The Angels are hired by Maggie Brill, played by Joanne Linville, best known for playing a Romulan commander on Star Trek, to investigate who stole her load of pharmaceuticals worth a million dollars.
While Kelly goes undercover as a truck stop waitress, Kris and Angel newcomer Tiffany become lady truckers after practicing in an empty lot.
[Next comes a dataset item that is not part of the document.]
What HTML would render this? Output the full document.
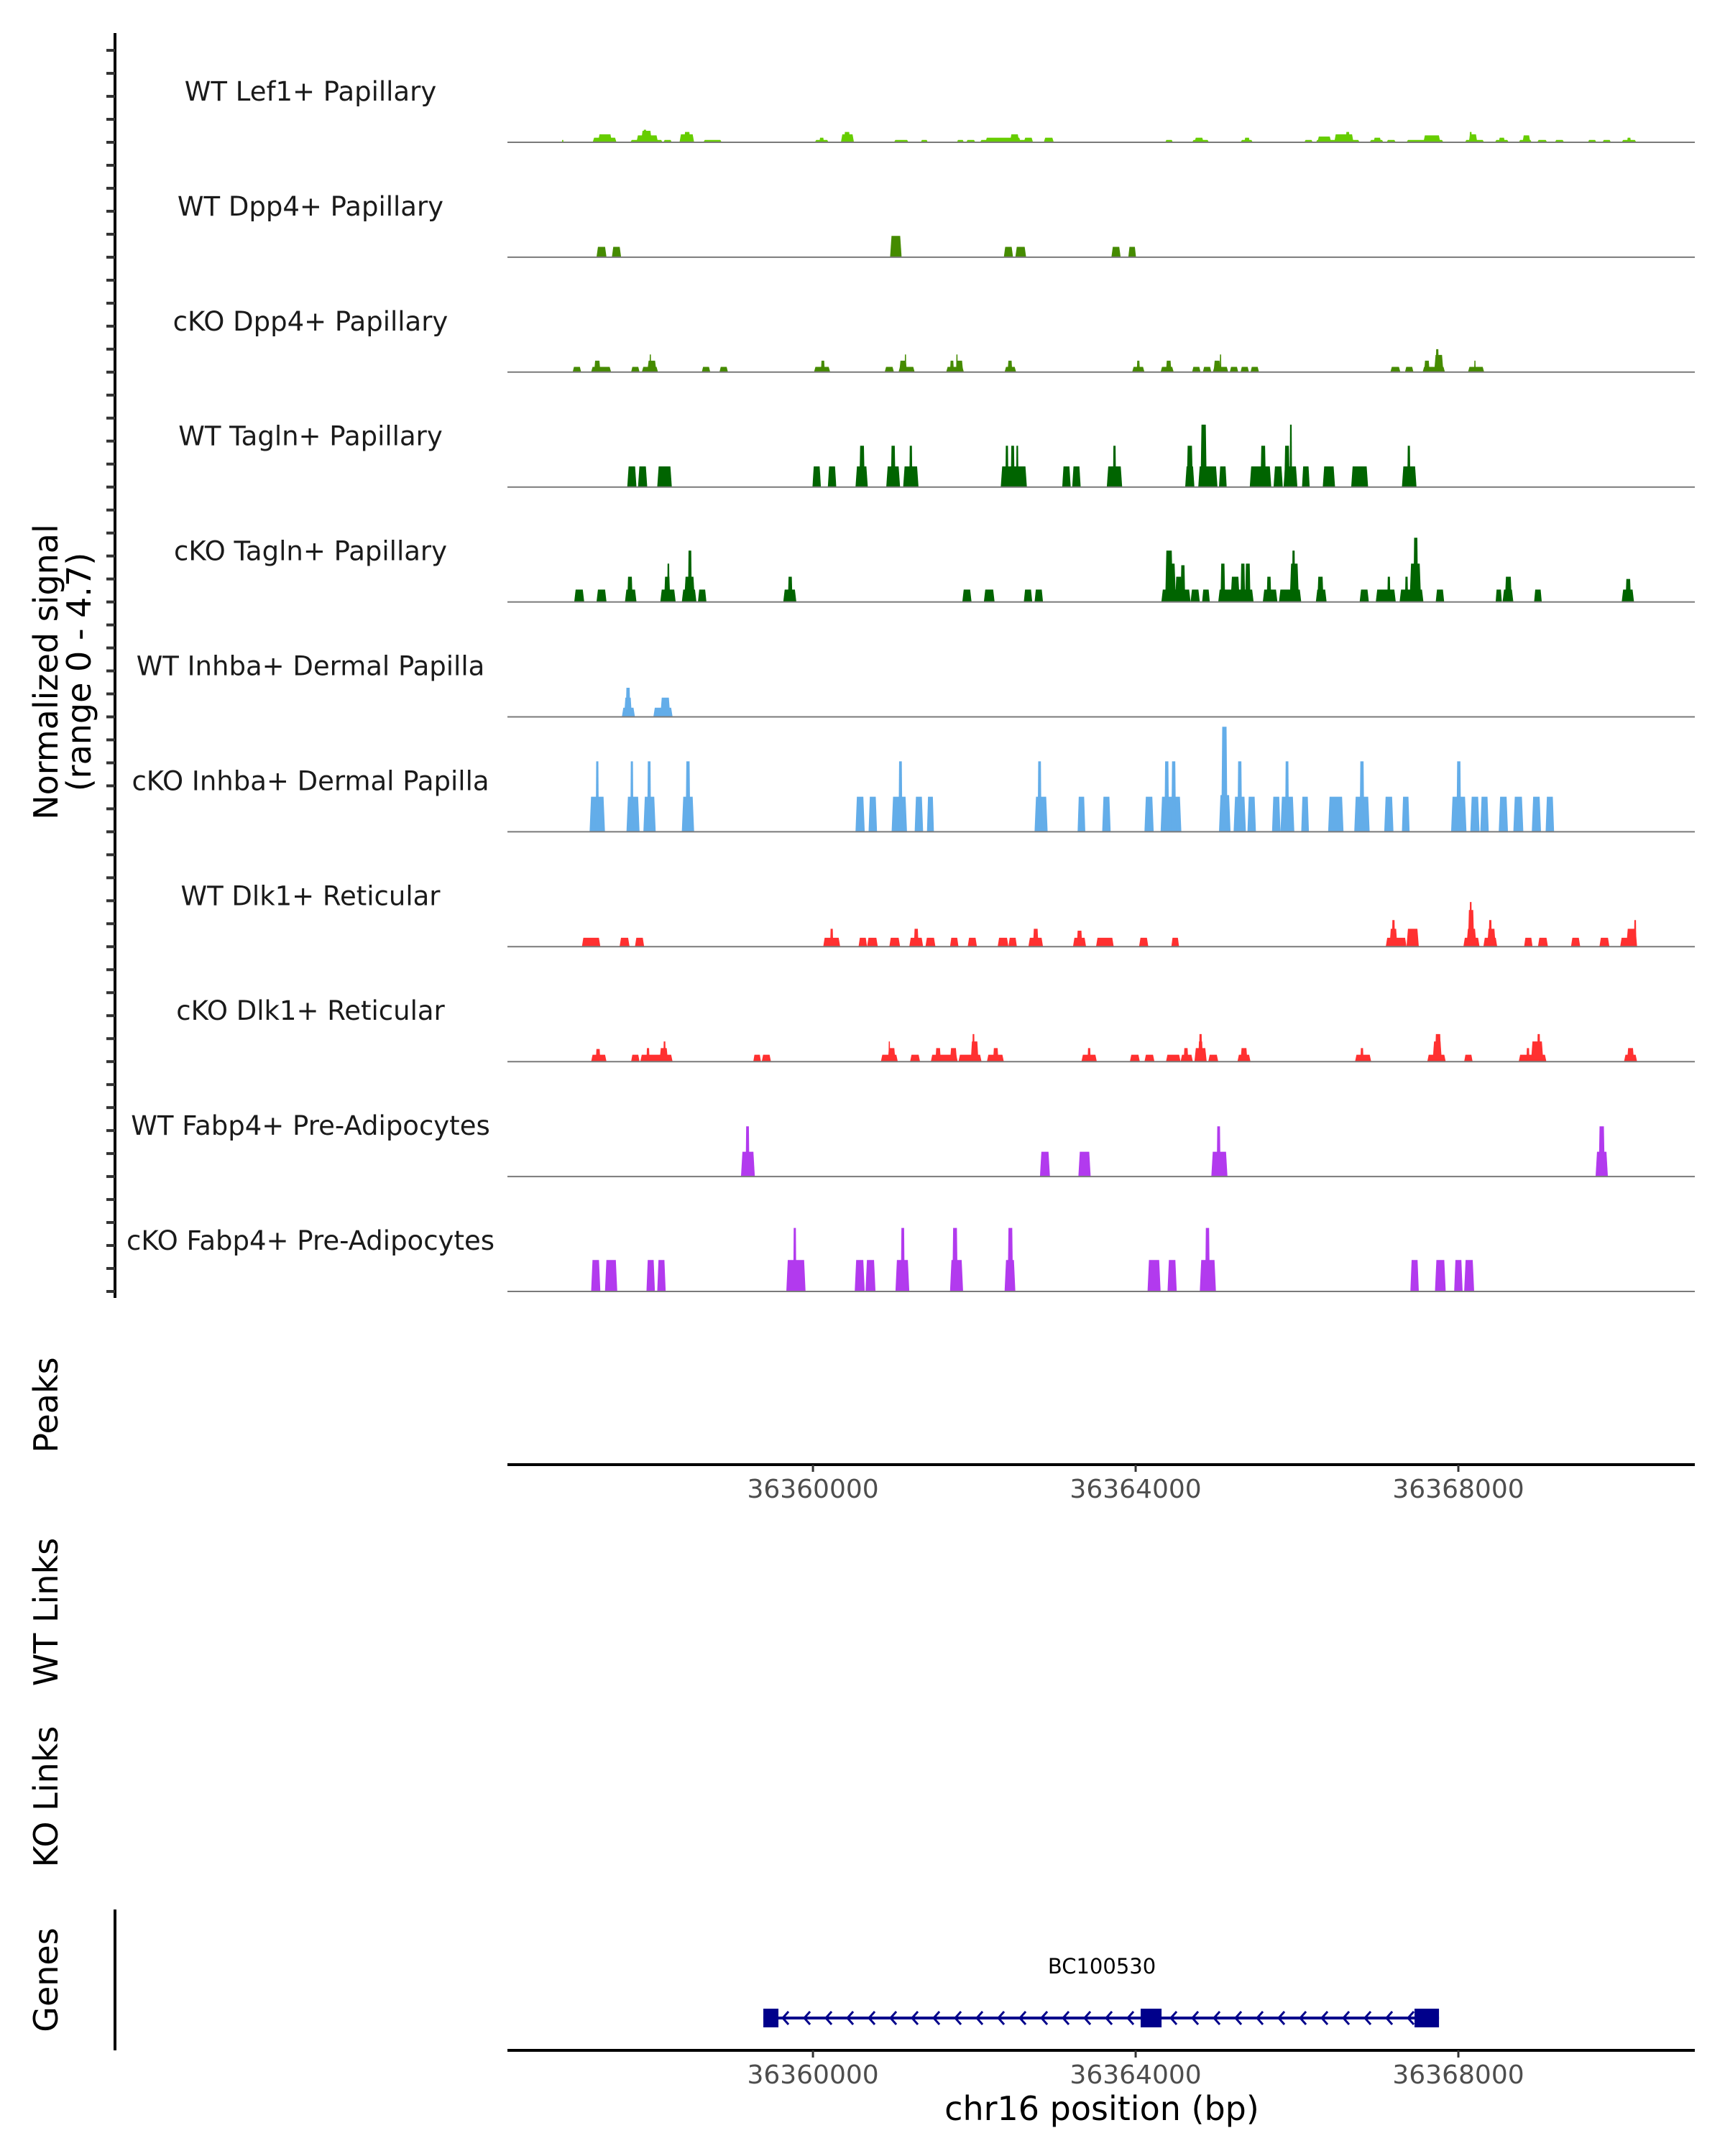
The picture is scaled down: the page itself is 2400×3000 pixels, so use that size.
<!DOCTYPE html>
<html>
<head>
<meta charset="utf-8">
<style>
html,body{margin:0;padding:0;background:#fff;}
svg{display:block;}
text{font-family:"DejaVu Sans","Liberation Sans",sans-serif;}
</style>
</head>
<body>
<svg id="chart" xmlns="http://www.w3.org/2000/svg" width="2400" height="3000" viewBox="0 0 2400 3000">
  <rect x="0" y="0" width="2400" height="3000" fill="#ffffff"/>
  <g id="left-axis"></g>
  <g id="tracks"></g>
  <g id="axes"></g>
  <g id="genes"></g>
  <text transform="translate(80,935) rotate(-90)" text-anchor="middle" font-size="46" fill="#000">Normalized signal</text>
  <text transform="translate(126,935) rotate(-90)" text-anchor="middle" font-size="46" fill="#000">(range 0 - 4.7)</text>
  <text transform="translate(80,1955) rotate(-90)" text-anchor="middle" font-size="46" fill="#000">Peaks</text>
  <text transform="translate(80,2243) rotate(-90)" text-anchor="middle" font-size="46" fill="#000">WT Links</text>
  <text transform="translate(80,2500) rotate(-90)" text-anchor="middle" font-size="46" fill="#000">KO Links</text>
  <text transform="translate(80,2755) rotate(-90)" text-anchor="middle" font-size="46" fill="#000">Genes</text>
  <text x="1533" y="2950" text-anchor="middle" font-size="46" fill="#000">chr16 position (bp)</text>
</svg>
<script>
// ---- data ----
const regionStart = 36356174;   // bp of bin 0
const binSize = 9.526;          // bp per coverage bin
const yMax = 4.7;
const trackNames = ["WT Lef1+ Papillary","WT Dpp4+ Papillary","cKO Dpp4+ Papillary","WT Tagln+ Papillary","cKO Tagln+ Papillary","WT Inhba+ Dermal Papilla","cKO Inhba+ Dermal Papilla","WT Dlk1+ Reticular","cKO Dlk1+ Reticular","WT Fabp4+ Pre-Adipocytes","cKO Fabp4+ Pre-Adipocytes"];
const trackColors = ["#66cd00","#458b00","#458b00","#006400","#006400","#63ade9","#63ade9","#ff3030","#ff3030","#b23aee","#b23aee"];
// peaks: [startBin, endBin, signal]
const lef1WT = [[75,77,0.1],[115,146,0.2],[122,140,0.35],[164,206,0.1],[172,200,0.3],[178,192,0.5],[181,185,0.55],[207,218,0.1],[228,247,0.35],[234,242,0.45],[259,283,0.1],[404,422,0.1],[410,416,0.2],[438,455,0.35],[442,450,0.45],[507,526,0.1],[542,551,0.1],[589,598,0.1],[601,613,0.1],[619,688,0.1],[626,672,0.2],[658,670,0.35],[676,688,0.2],[702,715,0.2],[860,870,0.1],[895,917,0.1],[898,910,0.2],[958,974,0.1],[963,970,0.2],[1041,1052,0.1],[1056,1113,0.1],[1058,1076,0.25],[1080,1105,0.35],[1095,1100,0.45],[1126,1144,0.1],[1131,1141,0.2],[1148,1160,0.1],[1174,1222,0.1],[1196,1218,0.3],[1250,1275,0.1],[1255,1266,0.35],[1256,1259,0.45],[1289,1307,0.1],[1294,1302,0.2],[1320,1337,0.1],[1325,1335,0.3],[1344,1357,0.1],[1367,1379,0.1],[1410,1421,0.1],[1429,1440,0.1],[1454,1473,0.1],[1461,1466,0.2]];
const dpp4WT = [[120,133,0.45],[140,152,0.45],[502,517,0.93],[650,662,0.45],[665,679,0.45],[790,802,0.45],[812,822,0.45]];
const dpp4KO = [[89,100,0.23],[113,139,0.23],[117,125,0.5],[165,176,0.23],[179,200,0.23],[186,198,0.5],[189,191,0.77],[257,268,0.23],[280,291,0.23],[403,424,0.23],[412,417,0.5],[495,507,0.23],[513,534,0.23],[514,524,0.5],[521,523,0.77],[575,598,0.23],[580,585,0.5],[588,597,0.5],[588,590,0.77],[651,666,0.23],[655,661,0.5],[817,833,0.23],[823,827,0.5],[854,871,0.23],[861,868,0.5],[895,906,0.23],[909,920,0.23],[922,942,0.23],[923,932,0.5],[931,933,0.77],[944,955,0.23],[958,969,0.23],[971,982,0.23],[1153,1166,0.23],[1172,1183,0.23],[1195,1224,0.23],[1197,1204,0.5],[1210,1222,0.75],[1212,1216,1.0],[1254,1275,0.23],[1262,1264,0.5]];
const taglnWT = [[160,172,0.9],[174,186,0.9],[199,218,0.9],[401,412,0.9],[421,432,0.9],[457,473,0.9],[462,469,1.8],[497,515,0.9],[503,509,1.8],[519,539,0.9],[527,531,1.8],[646,680,0.9],[652,656,1.8],[659,664,1.8],[666,669,1.8],[726,737,0.9],[739,750,0.9],[784,804,0.9],[792,796,1.8],[886,898,0.9],[888,896,1.8],[903,928,0.9],[906,914,2.72],[930,940,0.9],[970,998,0.9],[984,991,1.8],[1001,1013,0.9],[1014,1032,0.9],[1015,1022,1.8],[1022,1025,2.72],[1038,1048,0.9],[1065,1081,0.9],[1102,1124,0.9],[1168,1187,0.9],[1175,1179,1.8]];
const taglnKO = [[91,104,0.54],[120,133,0.54],[157,172,0.54],[160,167,1.1],[203,223,0.54],[208,216,1.1],[212,215,1.67],[231,250,0.54],[234,248,1.1],[239,244,2.24],[252,263,0.54],[363,380,0.54],[369,375,1.1],[596,608,0.54],[624,638,0.54],[676,687,0.54],[690,701,0.54],[855,893,0.54],[860,870,2.24],[862,874,1.67],[873,882,1.1],[880,886,1.6],[893,905,0.54],[908,918,0.54],[929,975,0.54],[932,938,1.67],[945,957,1.1],[958,964,1.67],[964,971,1.67],[987,1006,0.54],[992,998,1.1],[1008,1037,0.54],[1022,1034,1.67],[1025,1029,2.24],[1056,1070,0.54],[1058,1066,1.1],[1113,1125,0.54],[1134,1160,0.54],[1149,1153,1.1],[1165,1196,0.54],[1172,1176,1.1],[1178,1193,1.67],[1183,1189,2.8],[1212,1223,0.54],[1290,1298,0.54],[1299,1313,0.54],[1302,1311,1.1],[1340,1350,0.54],[1454,1470,0.54],[1459,1466,1.0]];
const inhbaWT = [[153,170,0.4],[156,166,0.84],[158,164,1.27],[194,219,0.4],[203,216,0.84]];
const inhbaKO = [[111,131,1.53],[119,123,3.07],[159,176,1.53],[164,168,3.07],[181,197,1.53],[186,191,3.07],[231,247,1.53],[236,242,3.07],[457,469,1.53],[474,485,1.53],[504,524,1.53],[513,518,3.07],[534,545,1.53],[550,559,1.53],[690,707,1.53],[694,699,3.07],[746,756,1.53],[778,789,1.53],[833,845,1.53],[854,881,1.53],[859,865,3.07],[868,874,3.07],[930,945,1.6],[933,941,4.58],[949,965,1.53],[954,960,3.07],[967,978,1.53],[999,1010,1.53],[1010,1028,1.53],[1016,1021,3.07],[1037,1047,1.53],[1072,1092,1.53],[1106,1126,1.53],[1113,1119,3.07],[1145,1157,1.53],[1168,1178,1.53],[1232,1252,1.53],[1239,1245,3.07],[1257,1269,1.53],[1270,1281,1.53],[1294,1306,1.53],[1313,1326,1.53],[1337,1349,1.53],[1355,1366,1.53]];
const dlk1WT = [[101,125,0.39],[150,163,0.39],[170,182,0.39],[415,437,0.39],[424,428,0.78],[461,472,0.39],[472,486,0.39],[501,515,0.39],[527,545,0.39],[533,539,0.78],[548,561,0.39],[580,591,0.39],[603,615,0.39],[642,656,0.39],[656,667,0.39],[682,701,0.39],[688,695,0.78],[740,757,0.39],[745,752,0.7],[770,793,0.39],[826,838,0.39],[868,878,0.39],[1147,1174,0.39],[1152,1162,0.78],[1155,1159,1.16],[1174,1190,0.78],[1248,1269,0.39],[1252,1265,0.78],[1254,1262,1.6],[1256,1259,1.95],[1274,1292,0.39],[1279,1290,0.78],[1281,1285,1.16],[1327,1338,0.39],[1345,1358,0.39],[1388,1400,0.39],[1425,1438,0.39],[1452,1474,0.39],[1460,1474,0.78],[1470,1473,1.16]];
const dlk1KO = [[113,133,0.3],[119,125,0.55],[165,176,0.3],[177,219,0.3],[185,189,0.59],[202,213,0.59],[207,210,0.88],[324,334,0.3],[335,347,0.3],[490,512,0.3],[499,509,0.59],[500,502,0.88],[528,541,0.3],[555,590,0.3],[561,568,0.59],[580,589,0.59],[591,621,0.3],[607,617,0.88],[609,612,1.2],[628,650,0.3],[636,643,0.59],[751,771,0.3],[759,763,0.59],[814,827,0.3],[833,846,0.3],[861,880,0.3],[880,896,0.3],[884,890,0.59],[898,914,0.59],[903,909,0.88],[904,908,1.2],[916,929,0.3],[954,971,0.3],[958,967,0.59],[1107,1128,0.3],[1114,1118,0.59],[1201,1225,0.3],[1208,1220,0.88],[1211,1219,1.2],[1249,1260,0.3],[1320,1356,0.3],[1330,1334,0.59],[1336,1352,0.88],[1344,1348,1.2],[1457,1474,0.3],[1461,1470,0.59]];
const fabp4WT = [[308,326,1.08],[314,319,2.19],[697,710,1.08],[747,763,1.08],[920,941,1.08],[927,932,2.19],[1420,1436,1.08],[1424,1432,2.19]];
const fabp4KO = [[113,125,1.37],[131,147,1.37],[185,196,1.37],[199,210,1.37],[367,392,1.37],[376,380,2.77],[456,469,1.37],[470,483,1.37],[509,527,1.37],[516,521,2.77],[580,597,1.37],[583,590,2.77],[651,665,1.37],[655,662,2.77],[837,854,1.37],[863,875,1.37],[905,926,1.37],[912,918,2.77],[1179,1190,1.37],[1211,1225,1.37],[1236,1247,1.37],[1249,1262,1.37]];
const trackPeaks = [lef1WT,dpp4WT,dpp4KO,taglnWT,taglnKO,inhbaWT,inhbaKO,dlk1WT,dlk1KO,fabp4WT,fabp4KO];
const xTicks = [36360000,36364000,36368000];
const xTickLabels = ["36360000","36364000","36368000"];
const geneName = "BC100530";
const geneStart = 36359385, geneEnd = 36367760;
const geneExons = [[36359385,36359572],[36364062,36364321],[36367457,36367760]];

// ---- scales ----
const NS = "http://www.w3.org/2000/svg";
const plotLeft = 706, plotRight = 2358;
const bpLeft = 36356213, bpRight = 36370931;
function xPos(bp){ return plotLeft + (bp - bpLeft)/(bpRight - bpLeft)*(plotRight - plotLeft); }
function binToBp(b){ return regionStart + b*binSize; }
const trackTop0 = 198, trackStep = 159.9, trackH = 150;
function baseY(i){ return trackTop0 + i*trackStep; }
function yPos(i, v){ return baseY(i) - v/yMax*trackH; }
function mk(tag, attrs, parent){ const e=document.createElementNS(NS,tag); for(const k in attrs) e.setAttribute(k,attrs[k]); parent.appendChild(e); return e; }

// ---- left axis ----
const la = document.getElementById('left-axis');
const axLine = mk('line',{x1:160,y1:46,x2:160,y2:1806,stroke:'#000','stroke-width':4},la);


for(let i=0;i<trackNames.length;i++){
  for(let j=0;j<5;j++){
    const y = baseY(i) - j*trackStep/5;
    const t = mk('line',{x1:148,y1:y,x2:160,y2:y,stroke:'#333','stroke-width':4},la);
    
    
  }
}
const ga = mk('line',{x1:160,y1:2657,x2:160,y2:2853,stroke:'#000','stroke-width':4},la);



// ---- tracks ----
const tg = document.getElementById('tracks');
trackPeaks.forEach((peaks,i)=>{
  const g = mk('g',{},tg);
  
  
  const lab = mk('text',{x:432,y:baseY(i)-58,'text-anchor':'middle','font-size':37,fill:'#1a1a1a'},g);
  lab.textContent = trackNames[i];
  
  
  peaks.forEach(p=>{
    const x1 = xPos(binToBp(p[0])), x2 = xPos(binToBp(p[1]));
    const w = x2-x1, ins = Math.min(2, w*0.15);
    const y0 = baseY(i), y1 = yPos(i,p[2]);
    const poly = mk('polygon',{points:`${x1},${y0} ${x1+ins},${y1} ${x2-ins},${y1} ${x2},${y0}`,fill:trackColors[i]},g);
    
    
  });
  const bl = mk('line',{x1:plotLeft,y1:baseY(i),x2:plotRight,y2:baseY(i),stroke:'#7a7a7a','stroke-width':2},g);
  
  
});

// ---- x axes ----
const ax = document.getElementById('axes');
[[2038,2084],[2853,2899]].forEach(([ay,ly],k)=>{
  const l = mk('line',{x1:plotLeft,y1:ay,x2:plotRight,y2:ay,stroke:'#000','stroke-width':4},ax);
  
  
  xTicks.forEach((t,j)=>{
    const x = xPos(t);
    const tk = mk('line',{x1:x,y1:ay,x2:x,y2:ay+10,stroke:'#333','stroke-width':3},ax);
    
    
    const tl = mk('text',{x:x,y:ly,'text-anchor':'middle','font-size':36,fill:'#4d4d4d'},ax);
    tl.textContent = xTickLabels[j];
    
    
  });
});

// ---- gene ----
const gg = document.getElementById('genes');
const gy = 2808, gcol = '#00008b';
const gl = mk('line',{x1:xPos(geneStart),y1:gy,x2:xPos(geneEnd),y2:gy,stroke:gcol,'stroke-width':4},gg);


for(let x=xPos(geneStart)+30; x<xPos(geneEnd)-20; x+=30){
  const c = mk('polyline',{points:`${x+5},${gy-9} ${x-3},${gy} ${x+5},${gy+9}`,fill:'none',stroke:gcol,'stroke-width':3},gg);
  
  
}
geneExons.forEach(e=>{
  const x1=xPos(e[0]), x2=xPos(e[1]);
  const r = mk('rect',{x:x1,y:gy-13,width:x2-x1,height:26,fill:gcol},gg);
  
  
});
const gn = mk('text',{x:1533,y:2746,'text-anchor':'middle','font-size':29,fill:'#000'},gg);
gn.textContent = geneName;


</script>
</body>
</html>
Some high standards there.
Kelly and Tiffany are given an identical pharmaceutical load with instructions to deliver it along the same route in which the first cargo load was stolen.
Along the way we meet Royce Applegate as Bingo, Mickey Jones as Bo Mackey, and James Crittenden as Bobby Lee, standard issue rednecks who got a ton of similar roles throughout the 70s and 80s.
The Angels put on the best country western accent they could muster, which at this point in the series is old hand for someone like Cheryl Ladd, who breaks out her southern drawl every chance she gets. It's mostly played for fun, being one of those plots that doesn't bear up under any type of scrutiny.
One sub-plot revolves around a stranded motorist who Kris and Tiffany help out. For some reason he's running bootleg moonshine (which he calls white lightning). Seeing how this was the 1970s and not during the prohibition era, you wonder why he'd go to all the hassle.
Another strange aspect was the pharma cargo. It was small enough where they could run it in a large van instead of using an 18-wheeler. No matter, there's hardly ever been a CA episode that didn't have at least two or three nitpicks.
This being only the second episode featuring Shelley Hack as Tiffany Welles, I was pleasantly surprised by the chemistry she displayed acting alongside Cheryl Ladd. They seemed very sisterly together and made for a fun duo.
Some of the episode was shot on location in Valencia California, which oddly enough was supposed to be doubling for Oklahoma, which is hilarious when you think about it. But when you populate Valencia with some Bingos, Bobby Lees, and Bo Mackeys, it all seems to work.